• [Problem requirements]
Leaving out every picture, copy the lines of the data exactly, from the first through the line containing "avg_mpc2 = [33.97, 14.12, 6.7, 4.12, 1.18]".

[Start]

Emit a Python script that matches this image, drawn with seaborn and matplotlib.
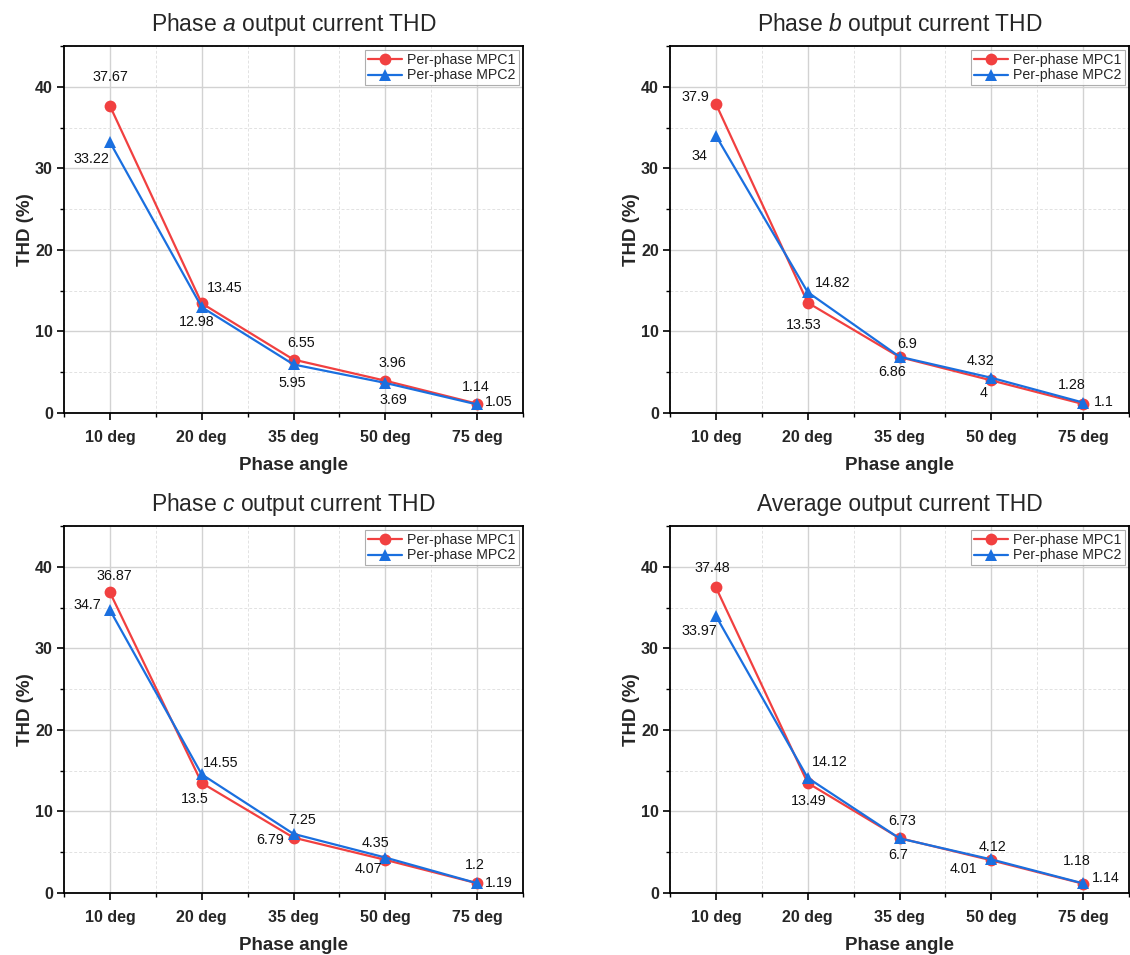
import numpy as np
import pandas as pd
import matplotlib
matplotlib.use("Agg")
import matplotlib.pyplot as plt
from matplotlib.ticker import FixedLocator
import seaborn as sns

# ---------------- data ----------------
angles = ["10 deg", "20 deg", "35 deg", "50 deg", "75 deg"]
series_names = ["Per-phase MPC1", "Per-phase MPC2"]

phase_a_mpc1 = [37.67, 13.45, 6.55, 3.96, 1.14]
phase_a_mpc2 = [33.22, 12.98, 5.95, 3.69, 1.05]
phase_b_mpc1 = [37.9, 13.53, 6.86, 4, 1.1]
phase_b_mpc2 = [34, 14.82, 6.9, 4.32, 1.28]
phase_c_mpc1 = [36.87, 13.5, 6.79, 4.07, 1.19]
phase_c_mpc2 = [34.7, 14.55, 7.25, 4.35, 1.2]
avg_mpc1 = [37.48, 13.49, 6.73, 4.01, 1.14]
avg_mpc2 = [33.97, 14.12, 6.7, 4.12, 1.18]

titles = ["Phase $\\mathit{a}$ output current THD",
          "Phase $\\mathit{b}$ output current THD",
          "Phase $\\mathit{c}$ output current THD",
          "Average output current THD"]
panels = [(phase_a_mpc1, phase_a_mpc2), (phase_b_mpc1, phase_b_mpc2),
          (phase_c_mpc1, phase_c_mpc2), (avg_mpc1, avg_mpc2)]

# label offsets in pixels (dx, dy up) for MPC1 and MPC2 per panel (layout only)
offsets = [
    ([(1, 29), (23, 15), (8, 17), (7, 18), (-1, 17)],
     [(-18, -17), (-5, -15), (-1, -19), (8, -17), (22, 2)]),
    ([(-21, 7), (-4, -22), (-7, -15), (-8, -13), (21, 2)],
     [(-16, -20), (25, 9), (8, 13), (-11, 17), (-11, 18)]),
    ([(4, 16), (-7, -16), (-23, -2), (-17, -9), (22, 0)],
     [(-23, 5), (19, 11), (9, 14), (-10, 15), (-2, 18)]),
    ([(-4, 19), (1, -18), (3, 17), (-28, -9), (23, 6)],
     [(-17, -15), (22, 16), (-1, -17), (1, 12), (-6, 22)]),
]

# ---------------- style ----------------
sns.set_theme(style="ticks")
plt.rcParams["font.family"] = ["Liberation Sans", "DejaVu Sans"]
plt.rcParams["mathtext.fontset"] = "custom"
plt.rcParams["mathtext.rm"] = "Liberation Sans"
plt.rcParams["mathtext.it"] = "Liberation Sans:italic"

red = "#F14040"
blue = "#1A6FDF"
palette = {series_names[0]: red, series_names[1]: blue}

fig = plt.figure(figsize=(11.3, 9.55), dpi=100)
W, H = 1130, 955
boxes = [(64, 46, 523, 413), (670, 46, 1129, 413),
         (64, 526, 523, 893), (670, 526, 1129, 893)]

for k, (box, title, (s1, s2), offs) in enumerate(zip(boxes, titles, panels, offsets)):
    x0, y0, x1, y1 = box
    ax = fig.add_axes([x0 / W, 1 - y1 / H, (x1 - x0) / W, (y1 - y0) / H])
    df = pd.DataFrame({
        "angle": angles * 2,
        "THD": list(s1) + list(s2),
        "series": [series_names[0]] * len(angles) + [series_names[1]] * len(angles),
    })
    sns.lineplot(data=df, x="angle", y="THD", hue="series", style="series",
                 palette=palette, markers={series_names[0]: "o", series_names[1]: "^"},
                 dashes=False, markersize=8.5, markeredgewidth=0, linewidth=1.6,
                 ax=ax, sort=False, zorder=3)
    ax.set_xlim(-0.5, len(angles) - 0.5)
    ax.set_ylim(0, 45)
    ax.set_xticks(range(len(angles)))
    ax.set_xticklabels(angles)
    ax.set_yticks([0, 10, 20, 30, 40])
    ax.xaxis.set_minor_locator(FixedLocator(np.arange(-0.5, len(angles), 1.0)))
    ax.yaxis.set_minor_locator(FixedLocator(np.arange(5, 46, 10)))
    ax.grid(which="major", color="#d2d2d2", linewidth=1.0, linestyle="-", zorder=0)
    ax.grid(which="minor", color="#e2e2e2", linewidth=0.7, linestyle=(0, (3, 2)), zorder=0)
    ax.set_axisbelow(True)
    for sp in ax.spines.values():
        sp.set_visible(True)
        sp.set_color("black")
        sp.set_linewidth(1.3)
    ax.tick_params(which="major", direction="out", length=5, width=1.2,
                   labelsize=11.5, color="black", pad=3)
    ax.tick_params(axis="x", which="major", pad=7)
    ax.tick_params(which="minor", direction="out", length=3, width=1.0, color="black")
    for lab in ax.get_xticklabels() + ax.get_yticklabels():
        lab.set_fontweight("bold")
    ax.set_xlabel("Phase angle", fontsize=13.5, fontweight="bold", labelpad=9)
    ax.set_ylabel("THD (%)", fontsize=13.5, fontweight="bold", labelpad=1)
    ax.set_title(title, fontsize=16.5, pad=11)

    for series, offl in zip((s1, s2), offs):
        for i, (v, (dx, dy)) in enumerate(zip(series, offl)):
            ax.annotate(f"{v:g}", (i, v), xytext=(dx, dy), textcoords="offset pixels",
                        ha="center", va="center", fontsize=10.3, color="#111111", zorder=4)

    leg = ax.legend(loc="upper right", fontsize=10.2, frameon=True, fancybox=False,
                    borderaxespad=0.3, handlelength=2.4, handletextpad=0.4,
                    borderpad=0.2, labelspacing=0.1)
    leg.get_frame().set_edgecolor("#9a9a9a")
    leg.get_frame().set_linewidth(0.8)
    leg.set_title(None)

fig.savefig("out.png", dpi=100)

[End]

• [Answer to the exercise]
Emit a Python script that matches this image, drawn with seaborn and matplotlib.
import numpy as np
import pandas as pd
import matplotlib
matplotlib.use("Agg")
import matplotlib.pyplot as plt
from matplotlib.ticker import FixedLocator
import seaborn as sns

# ---------------- data ----------------
angles = ["10 deg", "20 deg", "35 deg", "50 deg", "75 deg"]
series_names = ["Per-phase MPC1", "Per-phase MPC2"]

phase_a_mpc1 = [37.67, 13.45, 6.55, 3.96, 1.14]
phase_a_mpc2 = [33.22, 12.98, 5.95, 3.69, 1.05]
phase_b_mpc1 = [37.9, 13.53, 6.86, 4, 1.1]
phase_b_mpc2 = [34, 14.82, 6.9, 4.32, 1.28]
phase_c_mpc1 = [36.87, 13.5, 6.79, 4.07, 1.19]
phase_c_mpc2 = [34.7, 14.55, 7.25, 4.35, 1.2]
avg_mpc1 = [37.48, 13.49, 6.73, 4.01, 1.14]
avg_mpc2 = [33.97, 14.12, 6.7, 4.12, 1.18]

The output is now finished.